I'm not trying to complain, though it does sound like it. This is life at the moment and I have to do what I have to do. And I am. I'm just feeling a big of nostalgia for simpler times. This will pass soon enough into yet another phase and I'll deal with that, too.
So... my floors need another coat of poly. I thought they would be okay, but the more I look at them - as lovely as they look in many places - we're not pleased with the end result. We knew it wouldn't be perfect, but we didn't expect the floor to look "this" bad. The didn't all fill, there are spots that were somehow missed with the final coat, and all of those areas are not places we can cover up with furniture or rugs. We'll lay down another coat this weekend and see where we end up. Has to be better than right now.
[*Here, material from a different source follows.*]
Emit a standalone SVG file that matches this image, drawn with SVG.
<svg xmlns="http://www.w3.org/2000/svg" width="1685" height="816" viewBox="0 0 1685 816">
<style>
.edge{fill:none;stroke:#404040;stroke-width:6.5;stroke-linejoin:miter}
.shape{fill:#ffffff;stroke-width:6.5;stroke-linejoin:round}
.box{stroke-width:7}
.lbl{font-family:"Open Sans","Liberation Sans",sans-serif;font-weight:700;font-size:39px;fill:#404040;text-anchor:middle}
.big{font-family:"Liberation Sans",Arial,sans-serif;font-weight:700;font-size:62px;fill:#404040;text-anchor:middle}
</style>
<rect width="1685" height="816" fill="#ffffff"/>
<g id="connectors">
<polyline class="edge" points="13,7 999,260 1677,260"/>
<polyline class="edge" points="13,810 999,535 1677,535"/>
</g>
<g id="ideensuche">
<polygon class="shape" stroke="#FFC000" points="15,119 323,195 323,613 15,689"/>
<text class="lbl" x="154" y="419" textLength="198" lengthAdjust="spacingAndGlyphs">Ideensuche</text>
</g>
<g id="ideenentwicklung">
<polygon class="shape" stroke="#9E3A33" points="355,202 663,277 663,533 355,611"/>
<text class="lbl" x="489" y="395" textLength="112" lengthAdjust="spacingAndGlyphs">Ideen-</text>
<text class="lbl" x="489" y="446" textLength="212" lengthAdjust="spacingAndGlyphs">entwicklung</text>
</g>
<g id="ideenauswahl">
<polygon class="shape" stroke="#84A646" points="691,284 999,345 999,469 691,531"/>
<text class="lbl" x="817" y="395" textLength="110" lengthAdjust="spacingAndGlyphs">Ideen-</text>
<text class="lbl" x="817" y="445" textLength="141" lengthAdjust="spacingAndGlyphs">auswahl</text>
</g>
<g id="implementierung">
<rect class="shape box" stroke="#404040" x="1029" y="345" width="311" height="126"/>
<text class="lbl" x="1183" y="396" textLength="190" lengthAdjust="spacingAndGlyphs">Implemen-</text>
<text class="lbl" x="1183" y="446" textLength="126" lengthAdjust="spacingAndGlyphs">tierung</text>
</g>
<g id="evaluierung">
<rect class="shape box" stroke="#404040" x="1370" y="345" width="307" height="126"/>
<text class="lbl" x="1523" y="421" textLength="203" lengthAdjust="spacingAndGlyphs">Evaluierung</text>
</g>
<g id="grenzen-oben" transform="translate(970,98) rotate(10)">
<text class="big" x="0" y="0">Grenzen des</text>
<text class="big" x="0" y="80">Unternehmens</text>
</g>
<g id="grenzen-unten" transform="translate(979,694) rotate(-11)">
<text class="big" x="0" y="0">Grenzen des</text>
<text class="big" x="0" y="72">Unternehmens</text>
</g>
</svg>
My dilemma is now that I don't want to put my crappy ugly furniture back. I'm searching for something reasonable to replace it. I can't spend a lot and I don't want to considering the three cats and dog, grandkids (and messy teenagers). So we'll see what happens...
Okay... time to write...
Behave!

Thursday, July 09, 2015

I Am Trying...

There is a lot these days.
Estate stuff, family stuff, work stuff, writing stuff... OH HEY!! I am writing again!!
Or I was until my computer DIED!! Getting used to the new one is a pain! I haven't had much time to actually play with it! I do like it though, but the learning curve is steep! Red lasted me for 7 years, so there's a lot of new stuff to get used to!
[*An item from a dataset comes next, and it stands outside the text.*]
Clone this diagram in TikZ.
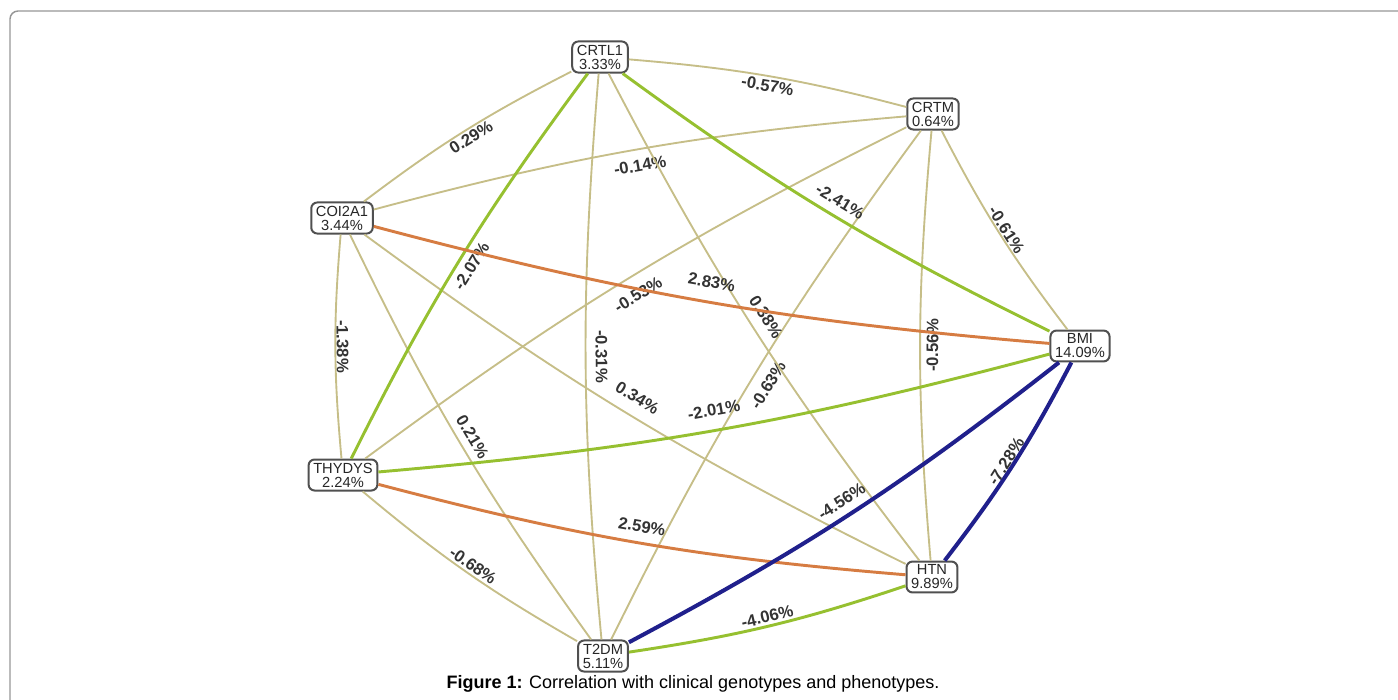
\documentclass[tikz,border=0pt]{standalone}
\usepackage{fontspec}
\setmainfont{Liberation Sans}

\definecolor{weakline}{RGB}{198,190,136}
\definecolor{posline}{RGB}{214,124,66}
\definecolor{negline}{RGB}{150,192,48}
\definecolor{strongline}{RGB}{32,32,140}
\definecolor{boxline}{RGB}{80,80,80}
\definecolor{frameline}{RGB}{150,150,150}

\begin{document}
\begin{tikzpicture}[x=0.75pt,y=-0.75pt,
    var/.style={draw=boxline, line width=1.5pt, rounded corners=4.5pt, fill=white,
      align=center, font=\fontsize{11}{10.5}\selectfont, text=black!85,
      inner xsep=3.5pt, inner ysep=2.5pt},
    lbl/.style={sloped, font=\fontsize{12.5}{13}\bfseries\selectfont, text=black!80, inner sep=0pt},
    weak/.style={draw=weakline, line width=1.4pt},
    negmid/.style={draw=negline, line width=2.2pt},
    posmid/.style={draw=posline, line width=2.2pt},
    negstrong/.style={draw=strongline, line width=3pt}]

    \useasboundingbox (0,0) rectangle (1398,699);
    \draw [frameline, line width=1.1pt, rounded corners=6pt] (1410,11) -- (10,11) -- (10,710);

    % variables on the circle
    \node [var] (CRTM)   at (933,114) {CRTM\\0.64\%};
    \node [var] (CRTL1)  at (600,57)  {CRTL1\\3.33\%};
    \node [var] (COI2A1) at (342,218) {COI2A1\\3.44\%};
    \node [var] (THYDYS) at (343,475) {THYDYS\\2.24\%};
    \node [var] (T2DM)   at (603,656) {T2DM\\5.11\%};
    \node [var] (HTN)    at (932,577) {HTN\\9.89\%};
    \node [var] (BMI)    at (1080,346) {BMI\\14.09\%};

    % correlations
    \foreach \a/\b/\v in {CRTM/CRTL1/-0.57, CRTM/COI2A1/-0.14, CRTM/THYDYS/-0.53,
        CRTM/T2DM/-0.63, CRTM/HTN/-0.56, CRTM/BMI/-0.61, CRTL1/COI2A1/0.29,
        CRTL1/T2DM/-0.31, CRTL1/HTN/0.38, COI2A1/THYDYS/-1.38, COI2A1/T2DM/0.21,
        COI2A1/HTN/0.34, THYDYS/T2DM/-0.68}{
      \draw [weak] (\a) to [bend right=5] (\b);
      \path (\a) -- node [lbl] {\v\%} (\b);
    }
    \foreach \a/\b/\v in {CRTL1/THYDYS/-2.07, CRTL1/BMI/-2.41, THYDYS/BMI/-2.01, T2DM/HTN/-4.06}{
      \draw [negmid] (\a) to [bend right=5] (\b);
      \path (\a) -- node [lbl] {\v\%} (\b);
    }
    \foreach \a/\b/\v in {COI2A1/BMI/2.83, THYDYS/HTN/2.59}{
      \draw [posmid] (\a) to [bend right=5] (\b);
      \path (\a) -- node [lbl] {\v\%} (\b);
    }
    \foreach \a/\b/\v in {T2DM/BMI/-4.56, HTN/BMI/-7.28}{
      \draw [negstrong] (\a) to [bend right=5] (\b);
      \path (\a) -- node [lbl] {\v\%} (\b);
    }

    \node [font=\fontsize{13.5}{14}\selectfont] (cap) at (693,684)
      {\textbf{Figure 1:} Correlation with clinical genotypes and phenotypes.};
\end{tikzpicture}
\end{document}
But I lost my story...That sucks hardcore....
I expect my edits soon as my book comes out in August. We're going to have to be quick, but my editor and I are confident we'll get them done in time!
I had to write a letter to a family that were a part of our lives from the time we were little. There was a long stretch of not seeing them, following by a long stretch of seeing them, then followed by another stretch of not seeing them. They aged. My parents aged. They moved to Montana. We had no way to get a hold of them. Mom's address book is missing. It wasn't until she sent Mom a birthday present that we knew how to contact them. It's been almost 2 months... That sucks... It took me over a week to write the letter. The first letter ended up being 14 pages long and was a lot of spew of how things are going now. The second letter was to the point and just had the facts, but it still sucks. This letter has been hanging over my head. But it's done now. And I still feel bad for having to tell them that way.
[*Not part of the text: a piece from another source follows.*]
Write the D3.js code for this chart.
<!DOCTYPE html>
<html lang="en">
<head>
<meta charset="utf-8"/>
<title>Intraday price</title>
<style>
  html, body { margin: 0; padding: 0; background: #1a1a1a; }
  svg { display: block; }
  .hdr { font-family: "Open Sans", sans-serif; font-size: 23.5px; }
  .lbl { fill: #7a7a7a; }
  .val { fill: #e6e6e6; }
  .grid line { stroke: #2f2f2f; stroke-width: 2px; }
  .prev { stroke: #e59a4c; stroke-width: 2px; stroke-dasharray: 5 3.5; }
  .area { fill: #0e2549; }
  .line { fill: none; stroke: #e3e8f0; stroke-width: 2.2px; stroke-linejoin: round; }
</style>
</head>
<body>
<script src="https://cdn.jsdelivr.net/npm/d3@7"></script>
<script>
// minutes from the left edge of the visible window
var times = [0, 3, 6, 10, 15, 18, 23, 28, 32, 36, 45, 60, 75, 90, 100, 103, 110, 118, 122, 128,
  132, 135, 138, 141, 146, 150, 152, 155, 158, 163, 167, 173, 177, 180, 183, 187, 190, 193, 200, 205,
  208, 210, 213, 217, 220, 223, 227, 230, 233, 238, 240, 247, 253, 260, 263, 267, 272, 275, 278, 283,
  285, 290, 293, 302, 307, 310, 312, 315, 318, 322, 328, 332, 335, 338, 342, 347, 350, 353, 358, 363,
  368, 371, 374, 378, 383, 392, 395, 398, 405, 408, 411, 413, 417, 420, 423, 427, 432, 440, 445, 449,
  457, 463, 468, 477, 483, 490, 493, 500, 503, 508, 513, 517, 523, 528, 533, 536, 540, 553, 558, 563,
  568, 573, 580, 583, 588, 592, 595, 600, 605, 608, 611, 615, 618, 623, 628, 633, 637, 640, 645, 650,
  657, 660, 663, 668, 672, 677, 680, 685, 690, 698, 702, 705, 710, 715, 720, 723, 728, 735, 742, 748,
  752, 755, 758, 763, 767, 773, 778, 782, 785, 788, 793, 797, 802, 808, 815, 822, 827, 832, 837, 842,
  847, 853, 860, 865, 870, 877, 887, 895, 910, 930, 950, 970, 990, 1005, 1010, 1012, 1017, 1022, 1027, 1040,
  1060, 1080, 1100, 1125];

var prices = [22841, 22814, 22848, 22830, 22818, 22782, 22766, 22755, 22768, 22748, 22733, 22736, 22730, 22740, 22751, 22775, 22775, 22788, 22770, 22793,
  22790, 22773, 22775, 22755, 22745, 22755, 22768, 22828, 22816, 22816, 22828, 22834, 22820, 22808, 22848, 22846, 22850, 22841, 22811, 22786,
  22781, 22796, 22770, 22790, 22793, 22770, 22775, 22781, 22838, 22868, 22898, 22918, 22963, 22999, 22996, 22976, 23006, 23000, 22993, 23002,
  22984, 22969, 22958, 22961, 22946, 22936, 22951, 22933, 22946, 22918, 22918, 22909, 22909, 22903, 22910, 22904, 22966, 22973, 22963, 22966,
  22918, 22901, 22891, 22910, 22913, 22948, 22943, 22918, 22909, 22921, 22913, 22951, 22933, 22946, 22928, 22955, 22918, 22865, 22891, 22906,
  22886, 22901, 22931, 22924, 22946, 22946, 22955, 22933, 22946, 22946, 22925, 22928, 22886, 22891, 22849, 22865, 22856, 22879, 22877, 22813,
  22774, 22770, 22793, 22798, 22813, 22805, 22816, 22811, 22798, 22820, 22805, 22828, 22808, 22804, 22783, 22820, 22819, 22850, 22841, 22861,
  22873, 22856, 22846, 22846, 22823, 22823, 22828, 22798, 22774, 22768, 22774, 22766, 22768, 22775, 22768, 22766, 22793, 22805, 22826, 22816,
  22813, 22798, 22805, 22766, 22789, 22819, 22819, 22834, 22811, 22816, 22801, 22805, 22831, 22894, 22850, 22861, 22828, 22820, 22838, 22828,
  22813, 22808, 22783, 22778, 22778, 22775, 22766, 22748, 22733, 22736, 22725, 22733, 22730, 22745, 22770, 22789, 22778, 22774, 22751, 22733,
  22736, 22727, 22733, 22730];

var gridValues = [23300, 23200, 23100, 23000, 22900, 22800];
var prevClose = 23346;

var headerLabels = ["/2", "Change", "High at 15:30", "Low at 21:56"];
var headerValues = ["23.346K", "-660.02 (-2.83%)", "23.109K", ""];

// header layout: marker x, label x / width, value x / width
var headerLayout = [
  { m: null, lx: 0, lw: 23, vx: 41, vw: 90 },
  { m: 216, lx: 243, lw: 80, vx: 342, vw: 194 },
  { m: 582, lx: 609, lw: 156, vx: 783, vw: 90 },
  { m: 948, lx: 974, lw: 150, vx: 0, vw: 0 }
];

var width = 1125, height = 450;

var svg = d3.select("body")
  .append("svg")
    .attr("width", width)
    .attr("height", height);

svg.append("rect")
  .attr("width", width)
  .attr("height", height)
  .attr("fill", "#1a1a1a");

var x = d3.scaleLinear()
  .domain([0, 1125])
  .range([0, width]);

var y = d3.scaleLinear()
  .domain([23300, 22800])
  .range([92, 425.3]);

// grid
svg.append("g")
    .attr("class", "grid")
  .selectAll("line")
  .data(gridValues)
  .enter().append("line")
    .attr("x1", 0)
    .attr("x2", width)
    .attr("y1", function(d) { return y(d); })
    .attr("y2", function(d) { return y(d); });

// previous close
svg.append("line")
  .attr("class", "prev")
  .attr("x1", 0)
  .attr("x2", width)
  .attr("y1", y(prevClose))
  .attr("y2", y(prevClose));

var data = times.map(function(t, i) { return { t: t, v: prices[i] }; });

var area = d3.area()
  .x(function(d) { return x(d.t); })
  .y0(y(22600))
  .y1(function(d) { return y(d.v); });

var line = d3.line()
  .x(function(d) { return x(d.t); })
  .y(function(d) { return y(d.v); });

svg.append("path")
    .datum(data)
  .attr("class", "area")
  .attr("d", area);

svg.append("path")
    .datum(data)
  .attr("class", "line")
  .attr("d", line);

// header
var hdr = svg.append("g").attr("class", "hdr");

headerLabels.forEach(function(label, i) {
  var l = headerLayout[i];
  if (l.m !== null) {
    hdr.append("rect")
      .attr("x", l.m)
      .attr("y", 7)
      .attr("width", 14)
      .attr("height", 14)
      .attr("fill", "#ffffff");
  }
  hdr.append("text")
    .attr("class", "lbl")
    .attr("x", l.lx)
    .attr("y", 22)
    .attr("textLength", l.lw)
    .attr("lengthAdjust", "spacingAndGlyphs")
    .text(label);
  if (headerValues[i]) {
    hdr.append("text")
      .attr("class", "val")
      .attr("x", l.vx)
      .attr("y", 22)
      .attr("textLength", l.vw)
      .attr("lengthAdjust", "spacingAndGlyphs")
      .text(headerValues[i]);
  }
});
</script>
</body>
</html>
There are a lot of things like that these days. We got through the anniversary of Dad's death. Hard, but what are you going to do.
Our Uncle and Aunt are the best! They aren't too very far away and they are making sure we're good. Our cousins are doing the same. Texting, calling... we're supported, and that's great, but we're still doing this with just us...But I will say that my sibs are the best. The four of us that have been here through thick and thin are still here through it. We agree. We get stuff done. And we're so much closer than we've ever been, which is saying a lot! A whole lot. We had our first fourth of July campout without our parents, and it sucked, but we did good. We have each other.
My family stayed at Mom's all last week. We started redoing our hardwood floors over the 4th and the dry time is insane and suckage! I made sure the kitchen and dining room were comfort places - completely free of boxes and stuff to go through.
We spent the weekend working hard - got the office gone through, boxed up for yard sale, and cleaned enough that K3 could actually sleep in there. We'd been using it as a storage room when Mom was having her kitchen redone and were still going through boxes when she died. It was a horrible mess, so it's a huge accomplishment! We also got the garage organized. We had a family meeting, which was productive.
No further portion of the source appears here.